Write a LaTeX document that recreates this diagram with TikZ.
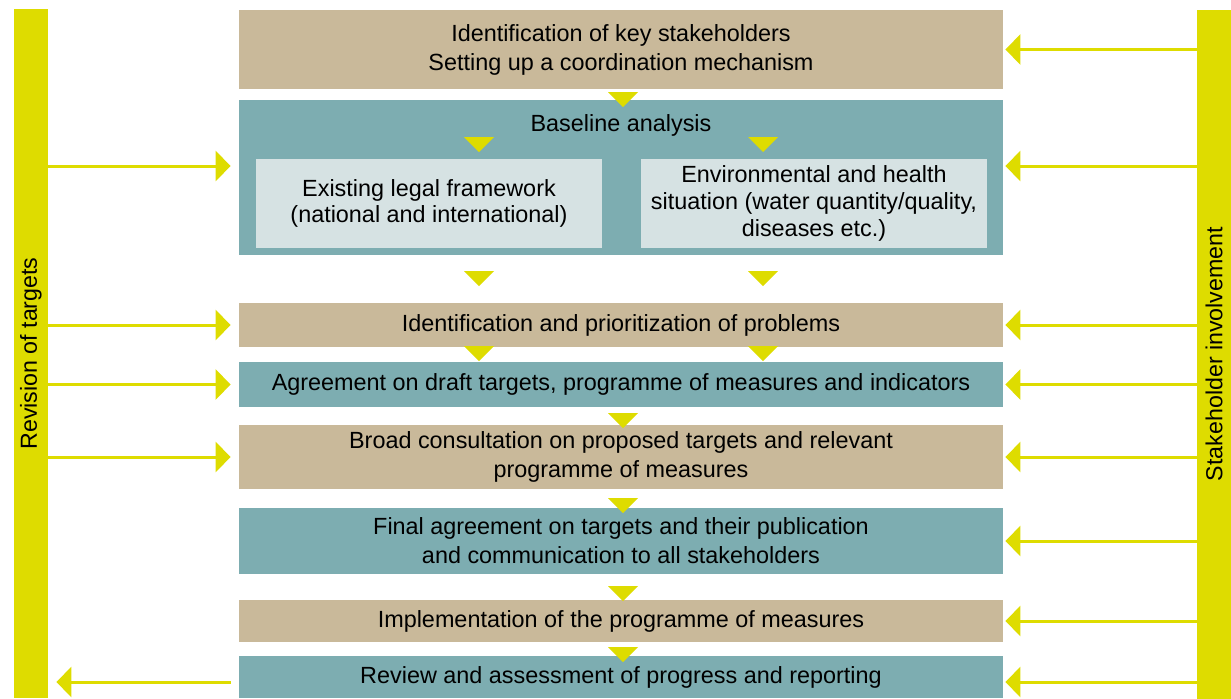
\documentclass[tikz,border=0pt]{standalone}
\usepackage{fontspec}
\setmainfont{Liberation Sans}
\usetikzlibrary{arrows.meta}
\definecolor{tanbox}{HTML}{C9B99A}
\definecolor{tealbox}{HTML}{7DADB1}
\definecolor{lightbox}{HTML}{D6E2E3}
\definecolor{barylw}{HTML}{DEDC00}

\begin{document}
\begin{tikzpicture}[x=0.5pt, y=-0.5pt,
    stage/.style={rectangle, inner sep=0pt, minimum width=382pt, align=center, font=\fontsize{11.7}{14.5}\selectfont},
    sub/.style={rectangle, fill=lightbox, inner sep=0pt, minimum width=173pt, minimum height=44.5pt, align=center, font=\fontsize{11.7}{13.3}\selectfont},
    sidebar/.style={rectangle, fill=barylw, inner sep=0pt, minimum width=17pt, minimum height=344.5pt},
    flow/.style={draw=barylw, line width=1.5pt, -{Triangle[length=7.5pt, width=15pt]}}]
    \useasboundingbox (0,0) rectangle (1231,698);

    % side bars
    \node[sidebar, label={[rotate=90, font=\fontsize{11.6}{14}\selectfont]center:Revision of targets}] (rev) at (31,353.5) {};
    \node[sidebar, label={[rotate=90, font=\fontsize{11.6}{14}\selectfont]center:Stakeholder involvement}] (stk) at (1214,354) {};

    % steps
    \node[stage, fill=tanbox, minimum height=39.5pt] (b1) at (621,49.5) {Identification of key stakeholders\\Setting up a coordination mechanism};
    \node[stage, fill=tealbox, minimum height=77.5pt] (b2) at (621,177.5) {};
    \node[font=\fontsize{11.7}{14.5}\selectfont] (base) at (621,125) {Baseline analysis};
    \node[sub] (legal) at (429,203.5) {Existing legal framework\\(national and international)};
    \node[sub] (env) at (814,203.5) {Environmental and health\\situation (water quantity/quality,\\diseases etc.)};
    \node[stage, fill=tanbox, minimum height=22pt] (b3) at (621,325) {Identification and prioritization of problems};
    \node[stage, fill=tealbox, minimum height=22.5pt] (b4) at (621,384.5) {Agreement on draft targets, programme of measures and indicators};
    \node[stage, fill=tanbox, minimum height=32pt] (b5) at (621,457) {Broad consultation on proposed targets and relevant\\programme of measures};
    \node[stage, fill=tealbox, minimum height=33pt] (b6) at (621,541) {Final agreement on targets and their publication\\and communication to all stakeholders};
    \node[stage, fill=tanbox, minimum height=21pt] (b7) at (621,621) {Implementation of the programme of measures};
    \node[stage, fill=tealbox, minimum height=21pt] (b8) at (621,677) {Review and assessment of progress and reporting};

    % small down triangles
    \foreach \x/\y in {623/92, 479/137, 763/137, 479/271, 763/271, 479/346, 763/346, 623/413, 623/498, 623/586, 623/647}
        \fill[barylw] (\x-15,\y) -- (\x+15,\y) -- (\x,\y+15) -- cycle;

    \coordinate (y166) at (0,166);
    \coordinate (y682) at (0,682);

    % revision arrows
    \draw[flow, shorten >=4pt] (rev.east |- y166) -- (b2.west |- y166);
    \foreach \b in {b3,b4,b5}
        \draw[flow, shorten >=4pt] (rev.east |- \b.west) -- (\b.west);
    \draw[flow, shorten <=4pt, shorten >=4pt] (b8.west |- y682) -- (rev.east |- y682);

    % stakeholder arrows
    \draw[flow, shorten >=1pt] (stk.west |- y166) -- (b2.east |- y166);
    \foreach \b in {b1,b3,b4,b5,b6,b7}
        \draw[flow, shorten >=1pt] (stk.west |- \b.east) -- (\b.east);
    \draw[flow, shorten >=1pt] (stk.west |- y682) -- (b8.east |- y682);
\end{tikzpicture}
\end{document}
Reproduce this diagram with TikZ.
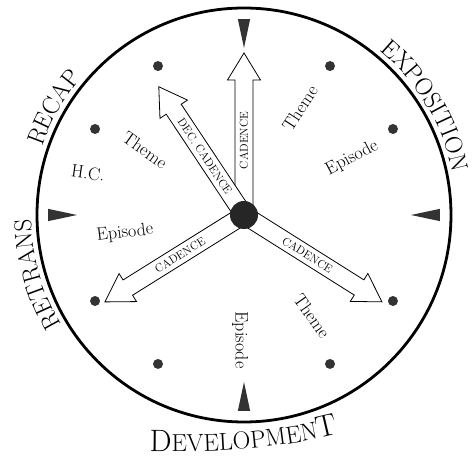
\documentclass[tikz,border=0pt]{standalone}
\usetikzlibrary{decorations.text}
\newcommand{\rimfont}{\fontsize{24.5}{26}\selectfont}
\newcommand{\bigrim}{\fontsize{31}{33}\selectfont}
\begin{document}
\begin{tikzpicture}[x=1pt,y=1pt,
    dot/.style={circle,fill=black!80,inner sep=0pt,minimum size=10pt},
    lbl/.style={font=\fontsize{18}{20}\selectfont,inner sep=0pt},
    cad/.style={font=\fontsize{11.5}{12}\selectfont,inner sep=0pt},
    rim/.style={decorate,decoration={text along path,text align=center,
        text={#1}}}]
  \useasboundingbox (-244,-247) rectangle (228,215);
  \coordinate (O) at (0,0);
  \draw[line width=2.8pt] (O) circle[radius=207];
  % clock marks
  \foreach \a in {0,90,180,270}
    \fill[black!80] (\a:167) -- (\a+1.8:196) -- (\a-1.8:196) -- cycle;
  \foreach \h in {1,2,4,5,7,8,10,11}
    \node[dot] (d\h) at ({90-30*\h}:172) {};
  % block arrows out of the hub
  \foreach \a/\len/\lab/\rot in {90/162/CADENCE/90,
      123.6/154/DEC.\ CADENCE/-56.4, 212/164/CADENCE/32,
      -32.2/163/CADENCE/-32.2}
  {
    \begin{scope}[shift={(O)},rotate=\a]
      \draw[line width=0.8pt,fill=white] (0,-9) -- (\len-27,-9)
        -- (\len-27,-16.5) -- (\len,0) -- (\len-27,16.5) -- (\len-27,9)
        -- (0,9) -- cycle;
      \node[cad,rotate=\rot] at ({(\len-13)/2},0) {\lab};
    \end{scope}
  }
  \node[circle,fill=black!85,inner sep=0pt,minimum size=28pt] (hub) at (O) {};
  % inner labels
  \node[lbl,rotate=-35] (theme1) at (-99,65) {Theme};
  \node[lbl,rotate=-8] (hc) at (-156,42) {H.C.};
  \node[lbl,rotate=7] (epi1) at (-119,-18) {Episode};
  \node[lbl,rotate=57] (theme2) at (56,107) {Theme};
  \node[lbl,rotate=28] (epi2) at (108,57) {Episode};
  \node[lbl,rotate=-55] (theme3) at (68,-101) {Theme};
  \node[lbl,rotate=-90] (epi3) at (-4,-125) {Episode};
  % names round the rim
  \path[rim={|\rimfont|EXPOSITION}] (55:213) arc[start angle=55,end angle=7,radius=213];
  \path[rim={|\rimfont|RECAP}] (170:213) arc[start angle=170,end angle=131,radius=213];
  \path[rim={|\rimfont|RETRANS}] (215:213) arc[start angle=215,end angle=177,radius=213];
  \path[rim={|\bigrim|D|\rimfont|EVELOPMEN|\bigrim|T}]
    (-112,-236) .. controls (-40,-238) and (40,-236) .. (112,-214);
\end{tikzpicture}
\end{document}
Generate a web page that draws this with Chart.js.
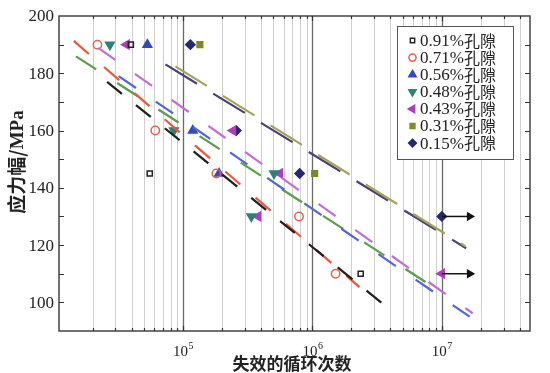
<!DOCTYPE html>
<html><head><meta charset="utf-8">
<script src="https://cdn.jsdelivr.net/npm/chart.js@4/dist/chart.umd.min.js"></script>
<style>html,body{margin:0;padding:0;background:#fff}</style>
</head><body>
<canvas id="c" width="550" height="373"></canvas>
<script>
// ---- data ----
const seriesNames = ['0.91%孔隙','0.71%孔隙','0.56%孔隙','0.48%孔隙','0.43%孔隙','0.31%孔隙','0.15%孔隙'];
const pts091 = [[3.95e4,190],[5.53e4,145],[2.36e6,110]];
const pts071 = [[2.18e4,190],[6.1e4,160],[1.81e5,145],[7.87e5,130],[1.51e6,110]];
const pts056 = [[5.3e4,190],[1.19e5,160],[1.9e5,145]];
const pts048 = [[2.72e4,190],[8.5e4,160],[5.05e5,145],[3.37e5,130]];
const pts043 = [[3.66e4,190],[2.43e5,160],[5.6e5,145],[3.8e5,130],[1e7,110]];
const pts031 = [[1.35e5,190],[1.04e6,145]];
const pts015 = [[1.14e5,190],[2.58e5,160],[7.96e5,145],[1e7,130]];
// fitted S-N lines (start, end)
const fit091 = [[2.59e4,177.0],[3.5e6,99.5]];
const fit071 = [[1.43e4,191.3],[2.31e6,105.3]];
const fit056 = [[3.18e4,179.0],[1.64e7,95.0]];
const fit048 = [[1.49e4,185.9],[8.3e6,105.8]];
const fit043 = [[2.21e4,188.9],[1.73e7,96.2]];
const fit031 = [[8.73e4,182.4],[1.52e7,119.6]];
const fit015 = [[7.31e4,183.1],[1.54e7,118.9]];
// run-out arrows
const runout1 = [[1e7,130],[1.64e7,130]];
const runout2 = [[1e7,110],[1.64e7,110]];
const yTickLabels = [100,120,140,160,180,200];
const xTickLabels = [[1e5,'5'],[1e6,'6'],[1e7,'7']];

const toXY = a => a.map(p => ({x:p[0], y:p[1]}));

const markerStyles = [
  {pts:pts091, color:'#222222', style:'rect', rot:0, fill:false, r:3.6},
  {pts:pts071, color:'#e8604a', style:'circle', rot:0, fill:false, r:4.2},
  {pts:pts056, color:'#3448c0', style:'triangle', rot:0, fill:true, r:5},
  {pts:pts048, color:'#2f7f7a', style:'triangle', rot:180, fill:true, r:5},
  {pts:pts043, color:'#b03cc0', style:'triangle', rot:270, fill:true, r:5},
  {pts:pts031, color:'#7e8a22', style:'rect', rot:0, fill:true, r:4},
  {pts:pts015, color:'#27296e', style:'rectRot', rot:0, fill:true, r:4.6},
];
const fitStyles = [
  {pts:fit091, color:'#1e1e1e', dash:[19,18]},
  {pts:fit071, color:'#e8583c', dash:[20,20]},
  {pts:fit056, color:'#5466d4', dash:[21,24]},
  {pts:fit048, color:'#5b9e48', dash:[24,25]},
  {pts:fit043, color:'#c46cd2', dash:[21,24]},
  {pts:fit031, color:'#a5a35a', dash:[37,19]},
  {pts:fit015, color:'#4b3f72', dash:[37,19]},
];

const datasets = [];
fitStyles.forEach(f => datasets.push({
  type:'line', data:toXY(f.pts), borderColor:f.color, borderWidth:2.2,
  borderDash:f.dash, pointRadius:0, showLine:true, fill:false
}));
[runout1, runout2].forEach(r => datasets.push({
  type:'line', data:toXY(r), borderColor:'#111', borderWidth:1.5, showLine:true,
  pointRadius:[0,4], pointStyle:'triangle', rotation:90, pointBackgroundColor:'#111',
  pointBorderColor:'#111', fill:false
}));
markerStyles.forEach((m,i) => datasets.push({
  type:'scatter', label:seriesNames[i], data:toXY(m.pts), showLine:false,
  pointStyle:m.style, rotation:m.rot, pointRadius:m.r, pointBorderWidth:1.5,
  pointBorderColor:m.color, pointBackgroundColor:m.fill ? m.color : 'rgba(255,255,255,0)'
}));

const SERIF = '"Liberation Serif","Times New Roman",serif';
const CJK = '"Noto Sans CJK SC"';

const deco = {
  id:'deco',
  beforeDatasetsDraw(chart){
    const {ctx, chartArea:a, scales:{x}} = chart;
    ctx.save();
    for (let d = 4; d <= 7; d++) {
      for (let m = 1; m <= 9; m++) {
        const v = m * Math.pow(10, d);
        if (v < x.min || v > x.max) continue;
        const px = Math.round(x.getPixelForValue(v)) + 0.5;
        ctx.beginPath();
        ctx.strokeStyle = m === 1 ? '#6a6a6a' : '#cfcfcf';
        ctx.lineWidth = m === 1 ? 1.3 : 1;
        ctx.moveTo(px, a.top); ctx.lineTo(px, a.bottom); ctx.stroke();
      }
    }
    ctx.restore();
  },
  afterDatasetsDraw(chart){
    const {ctx, chartArea:a, scales:{x,y}} = chart;
    ctx.save();
    // frame
    ctx.strokeStyle = '#444'; ctx.lineWidth = 1.5;
    ctx.strokeRect(a.left, a.top, a.right - a.left, a.bottom - a.top);
    // y ticks (inward, both sides)
    ctx.lineWidth = 1.2; ctx.strokeStyle = '#333';
    for (let v = 100; v < 200; v += 10) {
      const py = Math.round(y.getPixelForValue(v)) + 0.5;
      ctx.beginPath();
      ctx.moveTo(a.left, py); ctx.lineTo(a.left + 5, py);
      ctx.moveTo(a.right, py); ctx.lineTo(a.right - 5, py);
      ctx.stroke();
    }
    // x ticks (inward, top & bottom)
    for (let d = 4; d <= 7; d++) for (let m = 1; m <= 9; m++) {
      const v = m * Math.pow(10, d);
      if (v <= x.min || v >= x.max) continue;
      const px = Math.round(x.getPixelForValue(v)) + 0.5;
      const len = m === 1 ? 5 : 3;
      ctx.beginPath();
      ctx.moveTo(px, a.bottom); ctx.lineTo(px, a.bottom - len);
      ctx.moveTo(px, a.top); ctx.lineTo(px, a.top + len);
      ctx.stroke();
    }
    // y labels
    ctx.fillStyle = '#222';
    ctx.font = '17px ' + SERIF;
    ctx.textAlign = 'right'; ctx.textBaseline = 'middle';
    yTickLabels.forEach(v => ctx.fillText(String(v), a.left - 5, y.getPixelForValue(v) + 1));
    // x labels with superscript
    xTickLabels.forEach(([v, e]) => {
      const px = x.getPixelForValue(v);
      ctx.font = '15px ' + SERIF;
      const w1 = ctx.measureText('10').width;
      ctx.font = '10px ' + SERIF;
      const w2 = ctx.measureText(e).width;
      const start = px - (w1 + w2) / 2;
      ctx.textAlign = 'left'; ctx.textBaseline = 'alphabetic';
      ctx.font = '15px ' + SERIF;
      ctx.fillText('10', start, 356);
      ctx.font = '10px ' + SERIF;
      ctx.fillText(e, start + w1 + 0.5, 349);
    });
    // axis titles
    ctx.font = 'bold 17px ' + CJK;
    ctx.textAlign = 'center'; ctx.textBaseline = 'middle';
    ctx.fillText('失效的循环次数', 292, 364);
    ctx.save();
    ctx.translate(17, 162);
    ctx.rotate(-Math.PI / 2);
    ctx.font = 'bold 19px ' + CJK;
    const t1 = '应力幅/';
    const w1 = ctx.measureText(t1).width;
    ctx.font = 'bold 19px ' + SERIF;
    const w2 = ctx.measureText('MPa').width;
    ctx.textAlign = 'left';
    ctx.font = 'bold 19px ' + CJK;
    ctx.fillText(t1, -(w1 + w2) / 2, 0);
    ctx.font = 'bold 19px ' + SERIF;
    ctx.fillText('MPa', -(w1 + w2) / 2 + w1, 1);
    ctx.restore();
    // legend
    ctx.fillStyle = '#fff';
    ctx.fillRect(397, 26, 117, 134);
    ctx.strokeStyle = '#555'; ctx.lineWidth = 1;
    ctx.strokeRect(397.5, 26.5, 116, 133);
    markerStyles.forEach((m, i) => {
      const yy = 40.5 + i * 17.1;
      ctx.fillStyle = m.fill ? m.color : '#fff';
      ctx.strokeStyle = m.color;
      ctx.lineWidth = 1.5;
      Chart.helpers.drawPoint(ctx, {pointStyle:m.style, radius:m.r * 0.85, rotation:m.rot, borderWidth:1.5}, 412.5, yy);
      ctx.fillStyle = '#222';
      ctx.textAlign = 'left'; ctx.textBaseline = 'middle';
      const num = seriesNames[i].slice(0, 5), rest = seriesNames[i].slice(5);
      ctx.font = '17px ' + SERIF;
      ctx.fillText(num, 420, yy + 1);
      const wn = ctx.measureText(num).width;
      ctx.font = '16px ' + CJK;
      ctx.fillText(rest, 420 + wn, yy);
    });
    ctx.restore();
  }
};

new Chart(document.getElementById('c'), {
  type:'scatter',
  data:{datasets},
  options:{
    responsive:false, animation:false, devicePixelRatio:1,
    layout:{padding:{left:59, right:20, top:16, bottom:42}},
    plugins:{legend:{display:false}, tooltip:{enabled:false}},
    scales:{
      x:{type:'logarithmic', min:1.1e4, max:4.8e7, display:false},
      y:{type:'linear', min:90, max:200, display:false}
    }
  },
  plugins:[deco]
});
</script>
</body></html>
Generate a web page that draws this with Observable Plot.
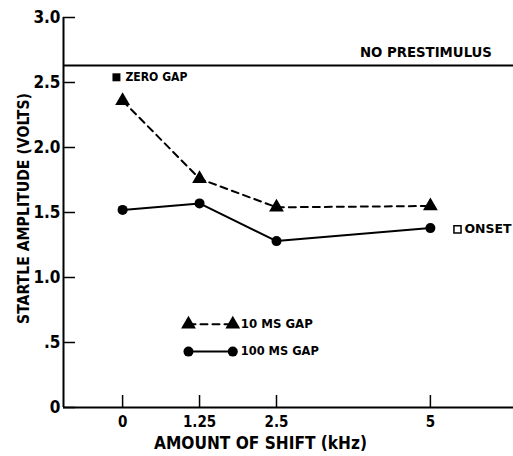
================
#### STATED PROBLEM
Without the pictures, repeat the entries above line by line, from the first through the one that contains "(stk) at (1214,354)", both ends included.

#### FINAL RESULT
Write a LaTeX document that recreates this diagram with TikZ.
\documentclass[tikz,border=0pt]{standalone}
\usepackage{fontspec}
\setmainfont{Liberation Sans}
\usetikzlibrary{arrows.meta}
\definecolor{tanbox}{HTML}{C9B99A}
\definecolor{tealbox}{HTML}{7DADB1}
\definecolor{lightbox}{HTML}{D6E2E3}
\definecolor{barylw}{HTML}{DEDC00}

\begin{document}
\begin{tikzpicture}[x=0.5pt, y=-0.5pt,
    stage/.style={rectangle, inner sep=0pt, minimum width=382pt, align=center, font=\fontsize{11.7}{14.5}\selectfont},
    sub/.style={rectangle, fill=lightbox, inner sep=0pt, minimum width=173pt, minimum height=44.5pt, align=center, font=\fontsize{11.7}{13.3}\selectfont},
    sidebar/.style={rectangle, fill=barylw, inner sep=0pt, minimum width=17pt, minimum height=344.5pt},
    flow/.style={draw=barylw, line width=1.5pt, -{Triangle[length=7.5pt, width=15pt]}}]
    \useasboundingbox (0,0) rectangle (1231,698);

    % side bars
    \node[sidebar, label={[rotate=90, font=\fontsize{11.6}{14}\selectfont]center:Revision of targets}] (rev) at (31,353.5) {};
    \node[sidebar, label={[rotate=90, font=\fontsize{11.6}{14}\selectfont]center:Stakeholder involvement}] (stk) at (1214,354) {};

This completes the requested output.